» Exercise description
Your task is to retype, word for word, the lines from the start of the data through the line holding "-6.95, -7.09, -7.18];". Do not include the pictures.

» Data extract
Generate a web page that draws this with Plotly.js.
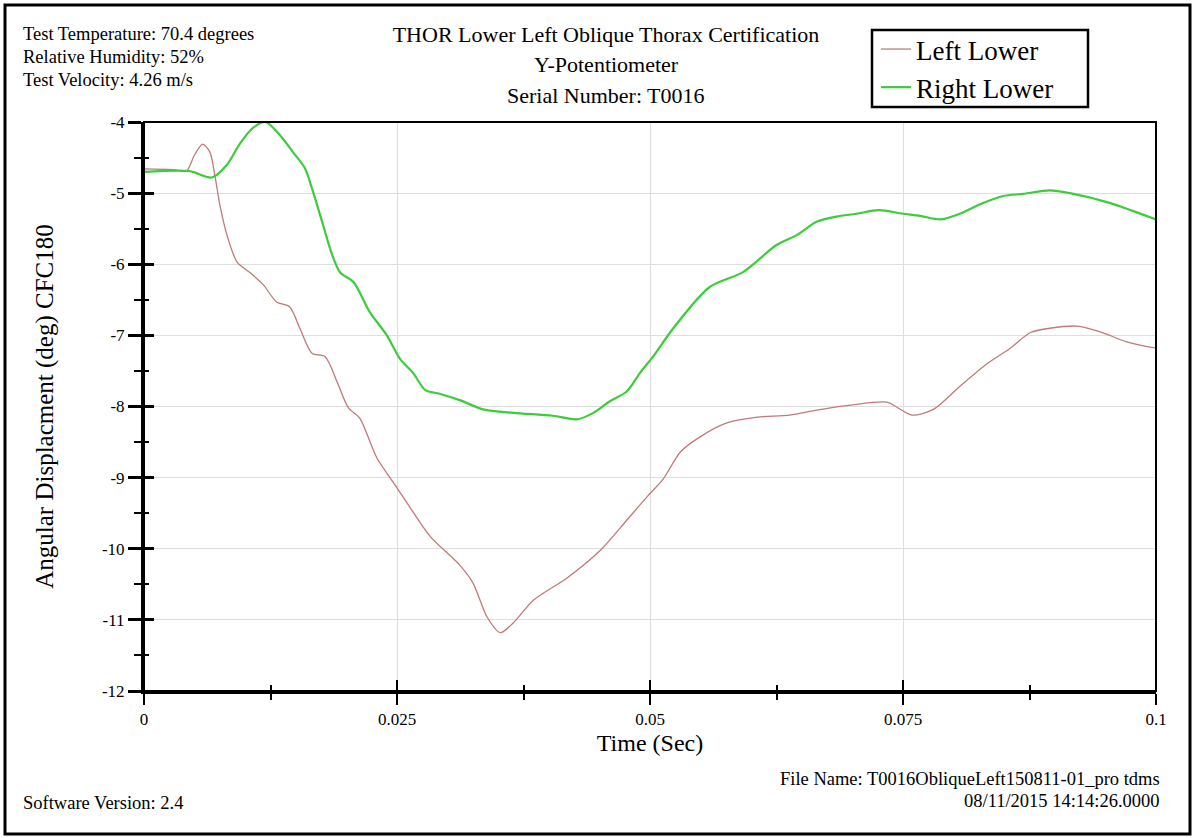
<!DOCTYPE html>
<html>
<head>
<meta charset="utf-8">
<script src="https://cdn.plot.ly/plotly-3.0.1.min.js"></script>
<style>html,body{margin:0;padding:0;background:#fff;}#chart{width:1195px;height:838px;}</style>
</head>
<body>
<div id="chart"></div>
<script>
// Left Lower (red) series
const leftTime = [0, 0.0029, 0.0042, 0.0050, 0.0058, 0.0065, 0.0070, 0.0075, 0.0082, 0.0092, 0.0105, 0.0118, 0.0131, 0.0144, 0.0154, 0.0166, 0.0179, 0.0191, 0.0202, 0.0213, 0.0230, 0.0246, 0.0262, 0.0283, 0.0312, 0.0325, 0.0339, 0.0352, 0.0365, 0.0385, 0.0418, 0.0451, 0.0477, 0.0497, 0.0513, 0.0530, 0.0549, 0.0576, 0.0606, 0.0638, 0.0665, 0.0698, 0.0734, 0.0744, 0.0759, 0.0780, 0.0806, 0.0833, 0.0856, 0.0876, 0.0895, 0.0922, 0.0945, 0.0971, 0.1000];
const leftValues = [-4.66, -4.67, -4.69, -4.46, -4.31, -4.42, -4.75, -5.17, -5.59, -5.97, -6.12, -6.29, -6.53, -6.60, -6.90, -7.25, -7.30, -7.66, -8.02, -8.16, -8.72, -9.06, -9.40, -9.83, -10.23, -10.48, -10.96, -11.18, -11.04, -10.72, -10.41, -10.02, -9.60, -9.27, -9.02, -8.64, -8.43, -8.23, -8.15, -8.12, -8.05, -7.98, -7.94, -8.01, -8.12, -8.04, -7.72, -7.40, -7.18, -6.96, -6.90, -6.87, -6.95, -7.09, -7.18];

// Right Lower (green) series
const rightTime = [0, 0.0045, 0.0067, 0.0082, 0.0095, 0.0108, 0.0120, 0.0134, 0.0147, 0.0159, 0.0167, 0.0177, 0.0186, 0.0194, 0.0207, 0.0223, 0.0240, 0.0253, 0.0266, 0.0278, 0.0292, 0.0312, 0.0335, 0.0365, 0.0404, 0.0428, 0.0444, 0.0460, 0.0477, 0.0490, 0.0503, 0.0523, 0.0559, 0.0592, 0.0625, 0.0645, 0.0665, 0.0684, 0.0704, 0.0726, 0.0750, 0.0767, 0.0787, 0.0806, 0.0829, 0.0849, 0.0869, 0.0895, 0.0915, 0.0955, 0.0977, 0.1000];
const rightValues = [-4.70, -4.69, -4.78, -4.60, -4.30, -4.08, -4.00, -4.18, -4.42, -4.65, -4.98, -5.45, -5.87, -6.12, -6.25, -6.67, -7.00, -7.33, -7.53, -7.77, -7.82, -7.91, -8.04, -8.09, -8.13, -8.18, -8.09, -7.93, -7.79, -7.53, -7.30, -6.90, -6.32, -6.11, -5.73, -5.59, -5.40, -5.33, -5.29, -5.24, -5.29, -5.32, -5.37, -5.29, -5.14, -5.04, -5.01, -4.96, -5.00, -5.14, -5.25, -5.37];

const seriesNames = ['Left Lower', 'Right Lower'];
const xTickVals = [0, 0.025, 0.05, 0.075, 0.1];
const xTickText = ['0', '0.025', '0.05', '0.075', '0.1'];
const yTickVals = [-12, -11, -10, -9, -8, -7, -6, -5, -4];
const yTickText = ['-12', '-11', '-10', '-9', '-8', '-7', '-6', '-5', '-4'];

const infoLeft = ['Test Temperature: 70.4 degrees', 'Relative Humidity: 52%', 'Test Velocity: 4.26 m/s'];
const titleLines = ['THOR Lower Left Oblique Thorax Certification', 'Y-Potentiometer', 'Serial Number: T0016'];
const footerRight = ['File Name: T0016ObliqueLeft150811-01_pro tdms', '08/11/2015 14:14:26.0000'];
const footerLeft = 'Software Version: 2.4';

const FONT = 'Liberation Serif';
const W = 1195, H = 838;
const M = {l: 144, r: 39, t: 122, b: 147};
// helpers converting page pixels to paper coords (for text placement only)
const px2x = p => (p - M.l) / (W - M.l - M.r);
const py2y = p => (H - M.b - p) / (H - M.t - M.b);

const traces = [
  {x: leftTime, y: leftValues, name: seriesNames[0], type: 'scatter', mode: 'lines',
   line: {color: '#c07a7a', width: 1.3, shape: 'spline', smoothing: 0.8}},
  {x: rightTime, y: rightValues, name: seriesNames[1], type: 'scatter', mode: 'lines',
   line: {color: '#3ccc3c', width: 2.2, shape: 'spline', smoothing: 0.8}},
  {x: [], y: [], xaxis: 'x2', yaxis: 'y2', showlegend: false, hoverinfo: 'skip', type: 'scatter', mode: 'lines'}
];

const annotations = [];
infoLeft.forEach((t, i) => annotations.push({
  text: t, xref: 'paper', yref: 'paper', x: px2x(21), y: py2y(34 + i * 23),
  xanchor: 'left', yanchor: 'middle', showarrow: false, font: {family: FONT, size: 18.5, color: '#000'}
}));
titleLines.slice(1).forEach((t, i) => annotations.push({
  text: t, xref: 'paper', yref: 'paper', x: px2x(606), y: py2y(65 + i * 30),
  xanchor: 'center', yanchor: 'middle', showarrow: false, font: {family: FONT, size: 22, color: '#000'}
}));
footerRight.forEach((t, i) => annotations.push({
  text: t, xref: 'paper', yref: 'paper', x: px2x(1162), y: py2y(779 + i * 22),
  xanchor: 'right', yanchor: 'middle', showarrow: false, font: {family: FONT, size: 18.5, color: '#000'}
}));
annotations.push({
  text: footerLeft, xref: 'paper', yref: 'paper', x: px2x(21), y: py2y(803),
  xanchor: 'left', yanchor: 'middle', showarrow: false, font: {family: FONT, size: 18.5, color: '#000'}
});

const layout = {
  width: W, height: H,
  margin: M,
  paper_bgcolor: '#fff', plot_bgcolor: '#fff',
  font: {family: FONT, color: '#000'},
  title: {text: titleLines[0], font: {family: FONT, size: 22, color: '#000'},
          xref: 'container', yref: 'container', x: 606 / W, y: 1 - 34 / H, xanchor: 'center', yanchor: 'middle'},
  showlegend: true,
  legend: {x: px2x(876), y: py2y(25), xanchor: 'left', yanchor: 'top',
           borderwidth: 0, bgcolor: 'rgba(0,0,0,0)',
           font: {family: FONT, size: 27, color: '#000'}, itemwidth: 30, tracegroupgap: 0},
  xaxis: {
    range: [0, 0.1], tickvals: xTickVals, ticktext: xTickText,
    showgrid: true, gridcolor: '#dedede', gridwidth: 1, zeroline: false,
    showline: true, linecolor: '#000', linewidth: 3, mirror: false,
    ticks: 'outside', ticklen: 11, tickwidth: 2, tickcolor: '#000',
    minor: {ticks: 'outside', dtick: 0.0125, tick0: 0, ticklen: 6, tickwidth: 2, tickcolor: '#000', showgrid: false},
    tickfont: {family: FONT, size: 17, color: '#000'},
    title: {text: 'Time (Sec)', font: {family: FONT, size: 24, color: '#000'}, standoff: 6}
  },
  yaxis: {
    range: [-12, -4], tickvals: yTickVals, ticktext: yTickText,
    showgrid: true, gridcolor: '#dedede', gridwidth: 1, zeroline: false,
    showline: true, linecolor: '#000', linewidth: 3,
    ticks: 'outside', ticklen: 13, tickwidth: 3, tickcolor: '#000',
    minor: {ticks: 'outside', dtick: 0.5, tick0: 0, ticklen: 7, tickwidth: 2, tickcolor: '#000', showgrid: false},
    tickfont: {family: FONT, size: 17, color: '#000'},
    title: {text: 'Angular Displacment (deg) CFC180', font: {family: FONT, size: 25, color: '#000'}, standoff: 42}
  },
  xaxis2: {
    overlaying: 'x', matches: 'x', side: 'bottom', range: [0, 0.1], tickvals: xTickVals,
    showticklabels: false, showgrid: false, zeroline: false, showline: false,
    ticks: 'inside', ticklen: 11, tickwidth: 2, tickcolor: '#000',
    minor: {ticks: 'inside', dtick: 0.0125, tick0: 0, ticklen: 6, tickwidth: 2, tickcolor: '#000'}
  },
  yaxis2: {
    overlaying: 'y', matches: 'y', side: 'left', range: [-12, -4], tickvals: yTickVals,
    showticklabels: false, showgrid: false, zeroline: false, showline: false,
    ticks: 'inside', ticklen: 10, tickwidth: 3, tickcolor: '#000',
    minor: {ticks: 'inside', dtick: 0.5, tick0: 0, ticklen: 5, tickwidth: 2, tickcolor: '#000'}
  },
  shapes: [
    // plot frame (top & right)
    {type: 'rect', xref: 'paper', yref: 'paper', x0: 0, x1: 1, y0: 0, y1: 1, line: {color: '#000', width: 2}, layer: 'above'},
    // legend frame
    {type: 'rect', xref: 'paper', yref: 'paper', x0: px2x(872), x1: px2x(1088), y0: py2y(107), y1: py2y(30), line: {color: '#000', width: 2.5}},
    // outer page frame
    {type: 'rect', xref: 'paper', yref: 'paper', x0: px2x(5), x1: px2x(1190), y0: py2y(834), y1: py2y(5), line: {color: '#000', width: 3}}
  ],
  annotations: annotations
};

Plotly.newPlot('chart', traces, layout, {displayModeBar: false, staticPlot: true});
</script>
</body>
</html>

» Task result
Generate a web page that draws this with Plotly.js.
<!DOCTYPE html>
<html>
<head>
<meta charset="utf-8">
<script src="https://cdn.plot.ly/plotly-3.0.1.min.js"></script>
<style>html,body{margin:0;padding:0;background:#fff;}#chart{width:1195px;height:838px;}</style>
</head>
<body>
<div id="chart"></div>
<script>
// Left Lower (red) series
const leftTime = [0, 0.0029, 0.0042, 0.0050, 0.0058, 0.0065, 0.0070, 0.0075, 0.0082, 0.0092, 0.0105, 0.0118, 0.0131, 0.0144, 0.0154, 0.0166, 0.0179, 0.0191, 0.0202, 0.0213, 0.0230, 0.0246, 0.0262, 0.0283, 0.0312, 0.0325, 0.0339, 0.0352, 0.0365, 0.0385, 0.0418, 0.0451, 0.0477, 0.0497, 0.0513, 0.0530, 0.0549, 0.0576, 0.0606, 0.0638, 0.0665, 0.0698, 0.0734, 0.0744, 0.0759, 0.0780, 0.0806, 0.0833, 0.0856, 0.0876, 0.0895, 0.0922, 0.0945, 0.0971, 0.1000];
const leftValues = [-4.66, -4.67, -4.69, -4.46, -4.31, -4.42, -4.75, -5.17, -5.59, -5.97, -6.12, -6.29, -6.53, -6.60, -6.90, -7.25, -7.30, -7.66, -8.02, -8.16, -8.72, -9.06, -9.40, -9.83, -10.23, -10.48, -10.96, -11.18, -11.04, -10.72, -10.41, -10.02, -9.60, -9.27, -9.02, -8.64, -8.43, -8.23, -8.15, -8.12, -8.05, -7.98, -7.94, -8.01, -8.12, -8.04, -7.72, -7.40, -7.18, -6.96, -6.90, -6.87, -6.95, -7.09, -7.18];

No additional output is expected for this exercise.